Add/Remove Terms Dynamically
SensitiveWordBs dynamicScanner = SensitiveWordBs.newInstance()
.wordAllow(WordAllows.empty())
.wordDeny(WordDenys.empty())
.init();
// Initially empty
Assert.assertTrue(dynamicScanner.findAll("test add remove").isEmpty());
// Add individual words
dynamicScanner.addWord("dynamic");
dynamicScanner.addWord("runtime");
// Remove terms
dynamicScanner.removeWord("runtime");
// Bulk operations
dynamicScanner.addWord(Arrays.asList("batch", "update"));
dynamicScanner.removeWord("batch", "update");
Custom Dictionary Sources
Implement IWordDeny interface to load from external sources like databases:
public class DatabaseBackedFilter {
public static void main(String[] args) {
SensitiveWordBs dbScanner = SensitiveWordBs.newInstance()
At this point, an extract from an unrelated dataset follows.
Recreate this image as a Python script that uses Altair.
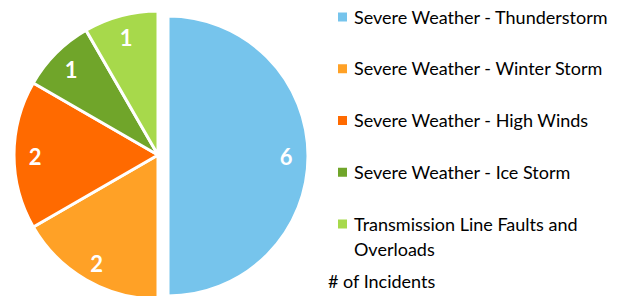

.wordDeny(new IWordDeny() {
@Override
public List<String> deny() {
// Load from database query
return fetchFromDatabase();
}
})
.init();
}
private static List<String> fetchFromDatabase() {
// Simulated DB access
return Arrays.asList("blockedTerm", "restrictedPhrase");
}
}
Spring Boot Integration
Seamless integration with Spring applications via configuration beans:
@Configuration
public class SensitiveWordConfig {
@Autowired
private CustomWhitelistProvider whitelist;
@Autowired
private CustomBlacklistProvider blacklist;
@Bean
public SensitiveWordBs sensitiveWordEngine() {
return SensitiveWordBs.newInstance()
.wordAllow(WordAllows.chains(WordAllows.defaults(), whitelist))
.wordDeny(blacklist)
.ignoreCase(true)
.init();
}
}
Administrative Console (sensitive-word-admin)
A companion web application for managing sensitive word policies:
- Frontend: Vue.js with Elemant UI componennts
- Backend: Spring Boot with JWT authentication
- Security: Role-based access control using Spring Security
- Data Store: Redis for caching, relational DB for persistence
- Development Tools: Code generator for rapid CRUD scaffolding
This console enables non-developers to manage word lists, configure rules, and monitor detection statistics through a user-friendly interface.